Julian Scott's career as an artist owed much to the two years he spent in the Union army during the Civil War. Volunteering as a musician in Vermont's Third Regiment at age fifteen, he distinguished himself in battle, was wounded, and became the young recipient of a Congressional Medal of Honor. Scott had made drawings at the front to send to illustrated magazines, and when he was discharged in 1863, he went to New York to pursue a career in art. A Manhattan merchant and patron arranged for him to study at the National Academy, where he registered for the Life School during the seasons of 1863-5 and 1866-7 and the Antique School from 1865 to 1867. By late 1866, however, he had probably left for Europe, where he studied in Paris, Germany, and Italy. His primary teacher was Emanuel Leutze.
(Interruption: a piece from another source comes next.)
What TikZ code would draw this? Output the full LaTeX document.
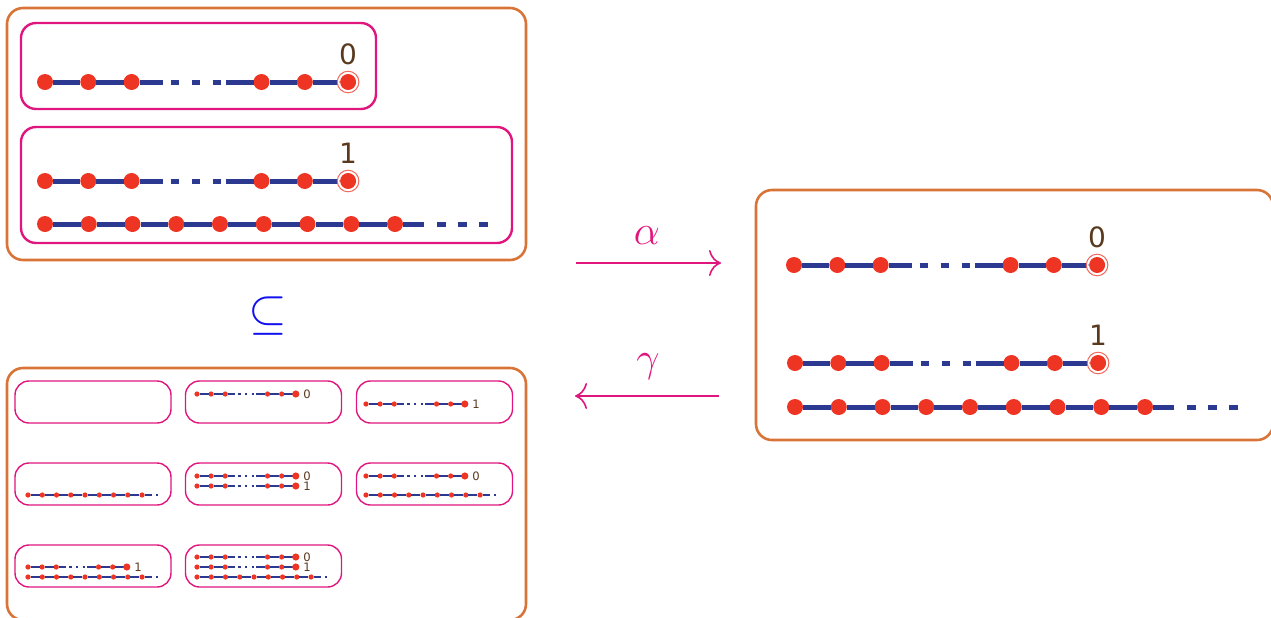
\documentclass[tikz,border=0pt]{standalone}
\usepackage{fontspec}
\usepackage{tikz}
\usetikzlibrary{arrows.meta}
\newfontfamily\digitfont{DejaVu Sans}

\definecolor{boxorange}{HTML}{D97438}
\definecolor{boxpink}{HTML}{E0157E}
\definecolor{dotred}{HTML}{EE3524}
\definecolor{chainblue}{HTML}{2B3990}
\definecolor{labelbrown}{HTML}{5A3A1E}
\definecolor{subblue}{HTML}{1010F0}

\tikzstyle{outerbox} = [draw=boxorange, line width=1.3pt, rounded corners=8pt, minimum width=259.5pt, minimum height=126pt, inner sep=0]
\tikzstyle{innerbox} = [draw=boxpink, line width=1.2pt, rounded corners=7.5pt, inner sep=0]
\tikzstyle{minibox} = [draw=boxpink, line width=0.7pt, rounded corners=7pt, minimum width=78pt, minimum height=21pt, inner sep=0]
\tikzstyle{dot} = [circle, fill=dotred, inner sep=0, outer sep=0]
\tikzstyle{link} = [draw=chainblue]
\tikzstyle{ring} = [draw=dotred!75, line width=0.5pt]
\tikzstyle{lbl} = [text=labelbrown, inner sep=0]
\tikzstyle{toplbl} = [lbl, yshift=13.8pt, font=\digitfont\fontsize{14}{16}\selectfont]
\tikzstyle{sidelbl} = [lbl, anchor=west, xshift=3.6pt, font=\digitfont\fontsize{5.8}{6}\selectfont]
\tikzstyle{maplbl} = [text=boxpink, inner sep=0, font=\fontsize{20}{24}\selectfont]
\tikzstyle{map} = [draw=boxpink, line width=0.8pt, -{To[length=6pt,width=13pt]}]

% chain with a marked last vertex
% #1 name, #2 x, #3 y, #4 scale, #5 label, #6 label style
\newcommand{\finchain}[6]{%
  \pgfmathsetlengthmacro{\dotsize}{16*#4*0.5pt}%
  \pgfmathsetlengthmacro{\linkwd}{(0.4+2.1*#4)*1pt}%
  \pgfmathsetlengthmacro{\dA}{23*#4*0.5pt}%
  \pgfmathsetlengthmacro{\dB}{8*#4*0.5pt}%
  \pgfmathsetlengthmacro{\dC}{13*#4*0.5pt}%
  \pgfmathsetlengthmacro{\dD}{5*#4*0.5pt}%
  \edef\gappat{on \dA\space off \dB\space on \dB\space off \dC\space on \dB\space off \dC\space on \dB\space off \dD\space on 200pt off 1pt}%
  \foreach \k/\i in {a/0,b/1,c/2,d/5,e/6,f/7}
    \node (#1\k) [dot, minimum size=\dotsize] at ({#2+\i*43.3*#4},#3) {};
  \draw [link, line width=\linkwd] (#1a) -- (#1b);
  \draw [link, line width=\linkwd] (#1b) -- (#1c);
  \draw [link, line width=\linkwd, dash pattern/.expanded=\gappat] (#1c) -- (#1d);
  \draw [link, line width=\linkwd] (#1d) -- (#1e);
  \draw [link, line width=\linkwd] (#1e) -- (#1f);
  \ifdim #4pt<0.5pt
    \fill [dotred] (#1f.center) circle [radius=11*#4];
  \else
    \draw [white, line width=1pt] (#1f.center) circle [radius=9.6];
    \draw [ring] (#1f.center) circle [radius=10.8];
  \fi
  \node (#1lbl) [#6] at (#1f.center) {#5};
}

% infinite chain
% #1 name, #2 x, #3 y, #4 scale, #5 tail length
\newcommand{\longchain}[5]{%
  \pgfmathsetlengthmacro{\dotsize}{16*#4*0.5pt}%
  \pgfmathsetlengthmacro{\linkwd}{(0.4+2.1*#4)*1pt}%
  \pgfmathsetlengthmacro{\dE}{21*#4*0.5pt}%
  \pgfmathsetlengthmacro{\dF}{13*#4*0.5pt}%
  \pgfmathsetlengthmacro{\dG}{9*#4*0.5pt}%
  \pgfmathsetlengthmacro{\dH}{12*#4*0.5pt}%
  \edef\tailpat{on \dE\space off \dF\space on \dG\space off \dH\space on \dG\space off \dH\space on \dG\space off 200pt}%
  \foreach \i in {0,...,8}
    \node (#1\i) [dot, minimum size=\dotsize] at ({#2+\i*43.75*#4},#3) {};
  \coordinate (#1end) at ({#2+(8*43.75+#5)*#4},#3);
  \foreach \i [count=\j] in {0,...,7}
    \draw [link, line width=\linkwd] (#1\i) -- (#1\j);
  \draw [link, line width=\linkwd, dash pattern/.expanded=\tailpat] (#18) -- (#1end);
}

\begin{document}
\begin{tikzpicture}[x=0.5pt, y=-0.5pt]
\useasboundingbox (0,0) rectangle (1271,617);

% orbits of the two marked chains
\node (topbox) [outerbox] at (266.5,134) {};
\node (zerobox) [innerbox, minimum width=177.5pt, minimum height=43pt] at (198.5,66) {};
\node (onebox) [innerbox, minimum width=245.5pt, minimum height=58pt] at (266.5,185) {};
\finchain{p}{45}{82}{1}{0}{toplbl}
\finchain{q}{45}{181}{1}{1}{toplbl}
\longchain{r}{45}{224}{1}{93}

\node (subset) [text=subblue, inner sep=0, font=\fontsize{28}{30}\selectfont] at (268,316) {$\subseteq$};

% abstraction and concretisation
\coordinate (alphaL) at (576,263);
\coordinate (alphaR) at (721,263);
\coordinate (gammaR) at (719,396);
\coordinate (gammaL) at (575,396);
\draw [map] (alphaL) -- (alphaR);
\draw [map] (gammaR) -- (gammaL);
\node (alpha) [maplbl] at (647,236) {$\alpha$};
\node (gamma) [maplbl] at (648,367) {$\gamma$};

% abstract value
\node (rightbox) [outerbox, minimum width=258.5pt, minimum height=125pt] at (1014.5,315) {};
\finchain{u}{794}{265}{1}{0}{toplbl}
\finchain{v}{795}{363}{1}{1}{toplbl}
\longchain{w}{795}{407}{1}{93}

% all subsets
\node (powerbox) [outerbox] at (266.5,494) {};
\foreach \n/\x/\y in {1/93/402, 2/263.5/402, 3/434.5/402, 4/93/484, 5/263.5/484, 6/434.5/484, 7/93/566, 8/263.5/566}
  \node (m\n) [minibox] at (\x,\y) {};
\finchain{a}{197}{394}{0.326}{0}{sidelbl}
\finchain{b}{366}{404}{0.326}{1}{sidelbl}
\longchain{c}{28}{495}{0.326}{50}
\finchain{d}{197}{476}{0.326}{0}{sidelbl}
\finchain{e}{197}{486}{0.326}{1}{sidelbl}
\finchain{f}{366}{476}{0.326}{0}{sidelbl}
\longchain{g}{366}{495}{0.326}{50}
\finchain{h}{28}{567}{0.326}{1}{sidelbl}
\longchain{i}{28}{577}{0.326}{50}
\finchain{j}{197}{557}{0.326}{0}{sidelbl}
\finchain{k}{197}{567}{0.326}{1}{sidelbl}
\longchain{l}{197}{577}{0.326}{50}

\end{tikzpicture}
\end{document}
Returning to New York, Scott married Mary Burns in 1870 and took a studio in the Tenth Street Building. By 1876, however, he had moved to Plainfield, where he lived the rest of his life. Scott was chosen by the government in 1890 to assist in the eleventh census. With Peter Moran, Gilbert Gaul, Walter Shirlaw, and Henry R. Poore, he observed Native American tribes in Arizona, New Mexico, and Oklahoma, working three years on the Report on Indians Taxed and Indians Not Taxed. This western trip added a new subject type to his repertoire of battle pictures and the occasional portrait. The time spent on the report interrupted his exhibiting activity at Academy Annuals, for which the Council excused him on November 7, 1892. He painted little during the last years of his life.